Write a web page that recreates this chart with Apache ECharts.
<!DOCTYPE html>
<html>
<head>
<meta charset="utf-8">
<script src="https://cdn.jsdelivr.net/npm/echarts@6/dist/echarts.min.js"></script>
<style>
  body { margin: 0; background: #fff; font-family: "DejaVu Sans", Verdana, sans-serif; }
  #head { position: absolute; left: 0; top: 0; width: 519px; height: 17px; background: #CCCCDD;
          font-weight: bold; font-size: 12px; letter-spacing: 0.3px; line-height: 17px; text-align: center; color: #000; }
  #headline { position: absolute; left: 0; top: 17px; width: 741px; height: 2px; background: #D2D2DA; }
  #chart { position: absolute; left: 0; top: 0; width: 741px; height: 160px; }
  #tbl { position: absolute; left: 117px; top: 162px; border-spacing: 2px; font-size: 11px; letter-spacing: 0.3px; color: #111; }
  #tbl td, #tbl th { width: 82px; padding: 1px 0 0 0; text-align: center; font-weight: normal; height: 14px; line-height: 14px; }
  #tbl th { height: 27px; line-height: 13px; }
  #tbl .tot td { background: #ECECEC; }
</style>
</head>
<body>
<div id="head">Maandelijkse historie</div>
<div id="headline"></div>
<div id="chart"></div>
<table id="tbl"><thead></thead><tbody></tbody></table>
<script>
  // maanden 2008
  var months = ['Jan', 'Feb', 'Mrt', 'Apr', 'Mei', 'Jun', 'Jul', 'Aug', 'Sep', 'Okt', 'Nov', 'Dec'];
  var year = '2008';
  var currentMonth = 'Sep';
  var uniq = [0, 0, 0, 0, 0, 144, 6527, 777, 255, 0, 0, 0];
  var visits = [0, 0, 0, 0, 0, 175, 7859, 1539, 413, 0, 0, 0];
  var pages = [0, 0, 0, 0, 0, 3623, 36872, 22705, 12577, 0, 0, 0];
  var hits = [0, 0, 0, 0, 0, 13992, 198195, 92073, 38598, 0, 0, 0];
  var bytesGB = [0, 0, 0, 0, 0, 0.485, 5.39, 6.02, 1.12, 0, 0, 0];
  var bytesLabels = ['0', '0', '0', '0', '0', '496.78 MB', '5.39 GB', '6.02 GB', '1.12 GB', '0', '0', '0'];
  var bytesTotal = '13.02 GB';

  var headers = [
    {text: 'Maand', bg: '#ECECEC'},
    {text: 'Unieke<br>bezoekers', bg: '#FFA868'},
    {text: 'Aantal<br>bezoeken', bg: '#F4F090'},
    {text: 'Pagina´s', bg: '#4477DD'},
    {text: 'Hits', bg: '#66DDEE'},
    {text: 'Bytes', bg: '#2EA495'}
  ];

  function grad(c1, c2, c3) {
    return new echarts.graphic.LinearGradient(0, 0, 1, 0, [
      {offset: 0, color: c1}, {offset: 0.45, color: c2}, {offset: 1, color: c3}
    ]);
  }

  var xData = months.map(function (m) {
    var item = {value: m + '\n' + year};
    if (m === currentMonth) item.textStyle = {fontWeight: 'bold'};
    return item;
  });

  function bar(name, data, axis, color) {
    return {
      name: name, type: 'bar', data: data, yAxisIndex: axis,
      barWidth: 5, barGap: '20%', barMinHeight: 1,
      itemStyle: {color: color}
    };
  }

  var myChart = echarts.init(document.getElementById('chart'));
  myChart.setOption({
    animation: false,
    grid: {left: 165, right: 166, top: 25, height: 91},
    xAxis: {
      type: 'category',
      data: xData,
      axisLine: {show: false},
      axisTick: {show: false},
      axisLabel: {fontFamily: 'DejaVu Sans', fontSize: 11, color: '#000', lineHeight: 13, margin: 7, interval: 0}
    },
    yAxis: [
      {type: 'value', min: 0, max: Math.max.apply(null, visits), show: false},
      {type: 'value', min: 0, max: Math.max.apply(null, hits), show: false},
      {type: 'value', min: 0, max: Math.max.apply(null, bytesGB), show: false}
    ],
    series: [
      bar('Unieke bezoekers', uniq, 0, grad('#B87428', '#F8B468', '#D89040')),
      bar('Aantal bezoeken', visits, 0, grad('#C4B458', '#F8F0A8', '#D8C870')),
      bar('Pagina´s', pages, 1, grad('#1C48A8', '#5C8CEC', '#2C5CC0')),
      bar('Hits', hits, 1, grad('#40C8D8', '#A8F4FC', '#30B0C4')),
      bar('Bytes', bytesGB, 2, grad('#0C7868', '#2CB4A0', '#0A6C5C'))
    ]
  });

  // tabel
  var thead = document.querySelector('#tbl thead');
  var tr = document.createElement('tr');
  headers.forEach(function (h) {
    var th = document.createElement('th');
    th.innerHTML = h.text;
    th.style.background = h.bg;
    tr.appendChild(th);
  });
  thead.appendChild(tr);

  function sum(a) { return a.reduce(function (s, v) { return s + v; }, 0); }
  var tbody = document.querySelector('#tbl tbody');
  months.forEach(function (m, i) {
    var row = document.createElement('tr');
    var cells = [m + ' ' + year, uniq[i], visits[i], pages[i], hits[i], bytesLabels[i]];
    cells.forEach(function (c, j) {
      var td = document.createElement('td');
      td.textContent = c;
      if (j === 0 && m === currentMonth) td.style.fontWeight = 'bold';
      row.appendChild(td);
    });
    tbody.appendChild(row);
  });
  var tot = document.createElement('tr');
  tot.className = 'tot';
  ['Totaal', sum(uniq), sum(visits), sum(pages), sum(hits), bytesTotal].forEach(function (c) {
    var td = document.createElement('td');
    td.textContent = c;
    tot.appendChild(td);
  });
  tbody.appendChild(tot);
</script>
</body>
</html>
--------------------------------------------------
* TASK REQUIREMENTS:
Copy out each line above, character for character.

* RESPONSE TO THE TASK:
Write a web page that recreates this chart with Apache ECharts.
<!DOCTYPE html>
<html>
<head>
<meta charset="utf-8">
<script src="https://cdn.jsdelivr.net/npm/echarts@6/dist/echarts.min.js"></script>
<style>
  body { margin: 0; background: #fff; font-family: "DejaVu Sans", Verdana, sans-serif; }
  #head { position: absolute; left: 0; top: 0; width: 519px; height: 17px; background: #CCCCDD;
          font-weight: bold; font-size: 12px; letter-spacing: 0.3px; line-height: 17px; text-align: center; color: #000; }
  #headline { position: absolute; left: 0; top: 17px; width: 741px; height: 2px; background: #D2D2DA; }
  #chart { position: absolute; left: 0; top: 0; width: 741px; height: 160px; }
  #tbl { position: absolute; left: 117px; top: 162px; border-spacing: 2px; font-size: 11px; letter-spacing: 0.3px; color: #111; }
  #tbl td, #tbl th { width: 82px; padding: 1px 0 0 0; text-align: center; font-weight: normal; height: 14px; line-height: 14px; }
  #tbl th { height: 27px; line-height: 13px; }
  #tbl .tot td { background: #ECECEC; }
</style>
</head>
<body>
<div id="head">Maandelijkse historie</div>
<div id="headline"></div>
<div id="chart"></div>
<table id="tbl"><thead></thead><tbody></tbody></table>
<script>
  // maanden 2008
  var months = ['Jan', 'Feb', 'Mrt', 'Apr', 'Mei', 'Jun', 'Jul', 'Aug', 'Sep', 'Okt', 'Nov', 'Dec'];
  var year = '2008';
  var currentMonth = 'Sep';
  var uniq = [0, 0, 0, 0, 0, 144, 6527, 777, 255, 0, 0, 0];
  var visits = [0, 0, 0, 0, 0, 175, 7859, 1539, 413, 0, 0, 0];
  var pages = [0, 0, 0, 0, 0, 3623, 36872, 22705, 12577, 0, 0, 0];
  var hits = [0, 0, 0, 0, 0, 13992, 198195, 92073, 38598, 0, 0, 0];
  var bytesGB = [0, 0, 0, 0, 0, 0.485, 5.39, 6.02, 1.12, 0, 0, 0];
  var bytesLabels = ['0', '0', '0', '0', '0', '496.78 MB', '5.39 GB', '6.02 GB', '1.12 GB', '0', '0', '0'];
  var bytesTotal = '13.02 GB';

  var headers = [
    {text: 'Maand', bg: '#ECECEC'},
    {text: 'Unieke<br>bezoekers', bg: '#FFA868'},
    {text: 'Aantal<br>bezoeken', bg: '#F4F090'},
    {text: 'Pagina´s', bg: '#4477DD'},
    {text: 'Hits', bg: '#66DDEE'},
    {text: 'Bytes', bg: '#2EA495'}
  ];

  function grad(c1, c2, c3) {
    return new echarts.graphic.LinearGradient(0, 0, 1, 0, [
      {offset: 0, color: c1}, {offset: 0.45, color: c2}, {offset: 1, color: c3}
    ]);
  }

  var xData = months.map(function (m) {
    var item = {value: m + '\n' + year};
    if (m === currentMonth) item.textStyle = {fontWeight: 'bold'};
    return item;
  });

  function bar(name, data, axis, color) {
    return {
      name: name, type: 'bar', data: data, yAxisIndex: axis,
      barWidth: 5, barGap: '20%', barMinHeight: 1,
      itemStyle: {color: color}
    };
  }

  var myChart = echarts.init(document.getElementById('chart'));
  myChart.setOption({
    animation: false,
    grid: {left: 165, right: 166, top: 25, height: 91},
    xAxis: {
      type: 'category',
      data: xData,
      axisLine: {show: false},
      axisTick: {show: false},
      axisLabel: {fontFamily: 'DejaVu Sans', fontSize: 11, color: '#000', lineHeight: 13, margin: 7, interval: 0}
    },
    yAxis: [
      {type: 'value', min: 0, max: Math.max.apply(null, visits), show: false},
      {type: 'value', min: 0, max: Math.max.apply(null, hits), show: false},
      {type: 'value', min: 0, max: Math.max.apply(null, bytesGB), show: false}
    ],
    series: [
      bar('Unieke bezoekers', uniq, 0, grad('#B87428', '#F8B468', '#D89040')),
      bar('Aantal bezoeken', visits, 0, grad('#C4B458', '#F8F0A8', '#D8C870')),
      bar('Pagina´s', pages, 1, grad('#1C48A8', '#5C8CEC', '#2C5CC0')),
      bar('Hits', hits, 1, grad('#40C8D8', '#A8F4FC', '#30B0C4')),
      bar('Bytes', bytesGB, 2, grad('#0C7868', '#2CB4A0', '#0A6C5C'))
    ]
  });

  // tabel
  var thead = document.querySelector('#tbl thead');
  var tr = document.createElement('tr');
  headers.forEach(function (h) {
    var th = document.createElement('th');
    th.innerHTML = h.text;
    th.style.background = h.bg;
    tr.appendChild(th);
  });
  thead.appendChild(tr);

  function sum(a) { return a.reduce(function (s, v) { return s + v; }, 0); }
  var tbody = document.querySelector('#tbl tbody');
  months.forEach(function (m, i) {
    var row = document.createElement('tr');
    var cells = [m + ' ' + year, uniq[i], visits[i], pages[i], hits[i], bytesLabels[i]];
    cells.forEach(function (c, j) {
      var td = document.createElement('td');
      td.textContent = c;
      if (j === 0 && m === currentMonth) td.style.fontWeight = 'bold';
      row.appendChild(td);
    });
    tbody.appendChild(row);
  });
  var tot = document.createElement('tr');
  tot.className = 'tot';
  ['Totaal', sum(uniq), sum(visits), sum(pages), sum(hits), bytesTotal].forEach(function (c) {
    var td = document.createElement('td');
    td.textContent = c;
    tot.appendChild(td);
  });
  tbody.appendChild(tot);
</script>
</body>
</html>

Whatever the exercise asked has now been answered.